**Brief**:
Quote all of the data that follows exactly as written, skipping the images.

■ ■ ■

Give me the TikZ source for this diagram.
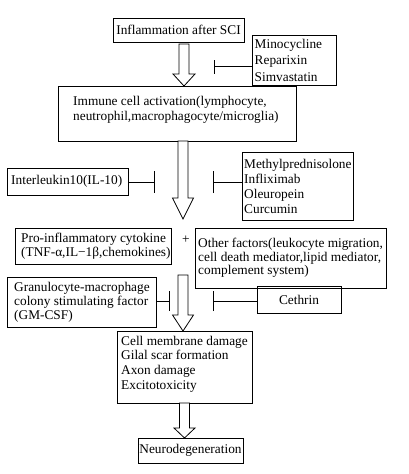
\documentclass[tikz,border=0pt]{standalone}
\usepackage{fontspec}
\setmainfont{Liberation Serif}
\usetikzlibrary{arrows.meta,calc}
\newcommand\fatarrow[4]{%
  \draw[fat] let \p1=(#1), \p2=(#2) in
  (\x2-5pt,\y1) -- (\x2-5pt,\y2+#3) -- (\x2-#4,\y2+#3) -- (\x2,\y2) --
  (\x2+#4,\y2+#3) -- (\x2+5pt,\y2+#3) -- (\x2+5pt,\y1) -- cycle;}
\begin{document}
\begin{tikzpicture}[x=1pt,y=-1pt,
  font=\fontsize{13.33}{14.5}\selectfont,
  box/.style={draw, line width=0.8pt, inner sep=0pt, outer sep=0pt},
  txt/.style={inner sep=0pt, align=left, anchor=west},
  fat/.style={draw, line width=0.8pt, fill=white, line join=miter},
  inh/.style={draw, line width=0.8pt, -{Bar[width=#1, line width=0.8pt]}},
  inh/.default=20pt]
\useasboundingbox (0,0) rectangle (409,474);

% boxes
\node[box, minimum width=131pt, minimum height=24pt] (infl) at (178.5,30) {Inflammation after SCI};

\node[box, minimum width=84pt, minimum height=50pt] (mino) at (294,60) {};
\node[txt, font=\fontsize{13.33}{16.5}\selectfont] (minoT) at ([xshift=2.5pt]mino.west) {Minocycline\\Reparixin\\Simvastatin};

\node[box, minimum width=238pt, minimum height=55pt] (immune) at (177,113.5) {};
\node[txt] (immuneT) at ([xshift=15pt,yshift=3.5pt]immune.west) {Immune cell activation(lymphocyte,\\neutrophil,macrophagocyte/microglia)};

\node[box, minimum width=121pt, minimum height=27pt] (il10) at (67.5,181.5) {};
\node[txt] (il10T) at ([xshift=4pt]il10.west) {Interleukin10(IL-10)};

\node[box, minimum width=111pt, minimum height=68pt] (methyl) at (297.5,186) {};
\node[txt, font=\fontsize{13.33}{15}\selectfont] (methylT) at ([xshift=2pt]methyl.west) {Methylprednisolone\\Infliximab\\Oleuropein\\Curcumin};

\node[box, minimum width=156pt, minimum height=36pt] (pro) at (93,246) {};
\node[txt, font=\fontsize{13.33}{13.5}\selectfont] (proT) at ([xshift=6pt]pro.west) {Pro-inflammatory cytokine\\(TNF-α,IL−1β,chemokines)};

\node (plus) at (186,240) {+};

\node[box, minimum width=191pt, minimum height=60pt] (other) at (290.5,258) {};
\node[txt, font=\fontsize{13.33}{13.5}\selectfont] (otherT) at ([xshift=3pt]other.west) {Other factors(leukocyte migration,\\cell death mediator,lipid mediator,\\complement system)};

\node[box, minimum width=149pt, minimum height=50pt] (gmcsf) at (81.5,302) {};
\node[txt, font=\fontsize{13.33}{14}\selectfont] (gmcsfT) at ([xshift=7pt]gmcsf.west) {Granulocyte-macrophage\\colony stimulating factor\\(GM-CSF)};

\node[box, minimum width=84pt, minimum height=27pt] (cethrin) at (299,299.5) {Cethrin};

\node[box, minimum width=135pt, minimum height=72pt] (cell) at (184.5,367) {};
\node[txt, font=\fontsize{13.33}{14.7}\selectfont] (cellT) at ([xshift=4pt,yshift=3pt]cell.west) {Cell membrane damage\\Gilal scar formation\\Axon damage\\Excitotoxicity};

\node[box, minimum width=105pt, minimum height=25pt] (neuro) at (190.5,450.5) {Neurodegeneration};

% inhibition connectors
\coordinate (b1) at (214,66.5);
\draw[inh=14pt] (b1 -| mino.west) -- (b1);
\coordinate (b2) at (155,182);
\draw[inh=22pt] (b2 -| il10.east) -- (b2);
\coordinate (b3) at (213,182);
\draw[inh=22pt] (b3 -| methyl.west) -- (b3);
\coordinate (b4) at (170,301);
\draw[inh=20pt] (b4 -| gmcsf.east) -- (b4);
\coordinate (b5) at (213,301);
\draw[inh=20pt] (b5 -| cethrin.west) -- (b5);

% block arrows
\coordinate (a1s) at (184,44);
\fatarrow{a1s}{a1s |- immune.north}{12pt}{11pt}
\coordinate (a2t) at (183,219);
\fatarrow{a2t |- immune.south}{a2t}{21pt}{10.5pt}
\coordinate (a3s) at (183,275);
\fatarrow{a3s}{a3s |- cell.north}{16pt}{10.5pt}
\fatarrow{cell.south}{cell.south |- neuro.north}{10pt}{10.5pt}
\end{tikzpicture}
\end{document}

■ ■ ■

**Answer to this problem**:
Give me the TikZ source for this diagram.
\documentclass[tikz,border=0pt]{standalone}
\usepackage{fontspec}
\setmainfont{Liberation Serif}
\usetikzlibrary{arrows.meta,calc}
\newcommand\fatarrow[4]{%
  \draw[fat] let \p1=(#1), \p2=(#2) in
  (\x2-5pt,\y1) -- (\x2-5pt,\y2+#3) -- (\x2-#4,\y2+#3) -- (\x2,\y2) --
  (\x2+#4,\y2+#3) -- (\x2+5pt,\y2+#3) -- (\x2+5pt,\y1) -- cycle;}
\begin{document}
\begin{tikzpicture}[x=1pt,y=-1pt,
  font=\fontsize{13.33}{14.5}\selectfont,
  box/.style={draw, line width=0.8pt, inner sep=0pt, outer sep=0pt},
  txt/.style={inner sep=0pt, align=left, anchor=west},
  fat/.style={draw, line width=0.8pt, fill=white, line join=miter},
  inh/.style={draw, line width=0.8pt, -{Bar[width=#1, line width=0.8pt]}},
  inh/.default=20pt]
\useasboundingbox (0,0) rectangle (409,474);

% boxes
\node[box, minimum width=131pt, minimum height=24pt] (infl) at (178.5,30) {Inflammation after SCI};

\node[box, minimum width=84pt, minimum height=50pt] (mino) at (294,60) {};
\node[txt, font=\fontsize{13.33}{16.5}\selectfont] (minoT) at ([xshift=2.5pt]mino.west) {Minocycline\\Reparixin\\Simvastatin};

\node[box, minimum width=238pt, minimum height=55pt] (immune) at (177,113.5) {};
\node[txt] (immuneT) at ([xshift=15pt,yshift=3.5pt]immune.west) {Immune cell activation(lymphocyte,\\neutrophil,macrophagocyte/microglia)};

\node[box, minimum width=121pt, minimum height=27pt] (il10) at (67.5,181.5) {};
\node[txt] (il10T) at ([xshift=4pt]il10.west) {Interleukin10(IL-10)};

\node[box, minimum width=111pt, minimum height=68pt] (methyl) at (297.5,186) {};
\node[txt, font=\fontsize{13.33}{15}\selectfont] (methylT) at ([xshift=2pt]methyl.west) {Methylprednisolone\\Infliximab\\Oleuropein\\Curcumin};

\node[box, minimum width=156pt, minimum height=36pt] (pro) at (93,246) {};
\node[txt, font=\fontsize{13.33}{13.5}\selectfont] (proT) at ([xshift=6pt]pro.west) {Pro-inflammatory cytokine\\(TNF-α,IL−1β,chemokines)};

\node (plus) at (186,240) {+};

\node[box, minimum width=191pt, minimum height=60pt] (other) at (290.5,258) {};
\node[txt, font=\fontsize{13.33}{13.5}\selectfont] (otherT) at ([xshift=3pt]other.west) {Other factors(leukocyte migration,\\cell death mediator,lipid mediator,\\complement system)};

\node[box, minimum width=149pt, minimum height=50pt] (gmcsf) at (81.5,302) {};
\node[txt, font=\fontsize{13.33}{14}\selectfont] (gmcsfT) at ([xshift=7pt]gmcsf.west) {Granulocyte-macrophage\\colony stimulating factor\\(GM-CSF)};

\node[box, minimum width=84pt, minimum height=27pt] (cethrin) at (299,299.5) {Cethrin};

\node[box, minimum width=135pt, minimum height=72pt] (cell) at (184.5,367) {};
\node[txt, font=\fontsize{13.33}{14.7}\selectfont] (cellT) at ([xshift=4pt,yshift=3pt]cell.west) {Cell membrane damage\\Gilal scar formation\\Axon damage\\Excitotoxicity};

\node[box, minimum width=105pt, minimum height=25pt] (neuro) at (190.5,450.5) {Neurodegeneration};

% inhibition connectors
\coordinate (b1) at (214,66.5);
\draw[inh=14pt] (b1 -| mino.west) -- (b1);
\coordinate (b2) at (155,182);
\draw[inh=22pt] (b2 -| il10.east) -- (b2);
\coordinate (b3) at (213,182);
\draw[inh=22pt] (b3 -| methyl.west) -- (b3);
\coordinate (b4) at (170,301);
\draw[inh=20pt] (b4 -| gmcsf.east) -- (b4);
\coordinate (b5) at (213,301);
\draw[inh=20pt] (b5 -| cethrin.west) -- (b5);

% block arrows
\coordinate (a1s) at (184,44);
\fatarrow{a1s}{a1s |- immune.north}{12pt}{11pt}
\coordinate (a2t) at (183,219);
\fatarrow{a2t |- immune.south}{a2t}{21pt}{10.5pt}
\coordinate (a3s) at (183,275);
\fatarrow{a3s}{a3s |- cell.north}{16pt}{10.5pt}
\fatarrow{cell.south}{cell.south |- neuro.north}{10pt}{10.5pt}
\end{tikzpicture}
\end{document}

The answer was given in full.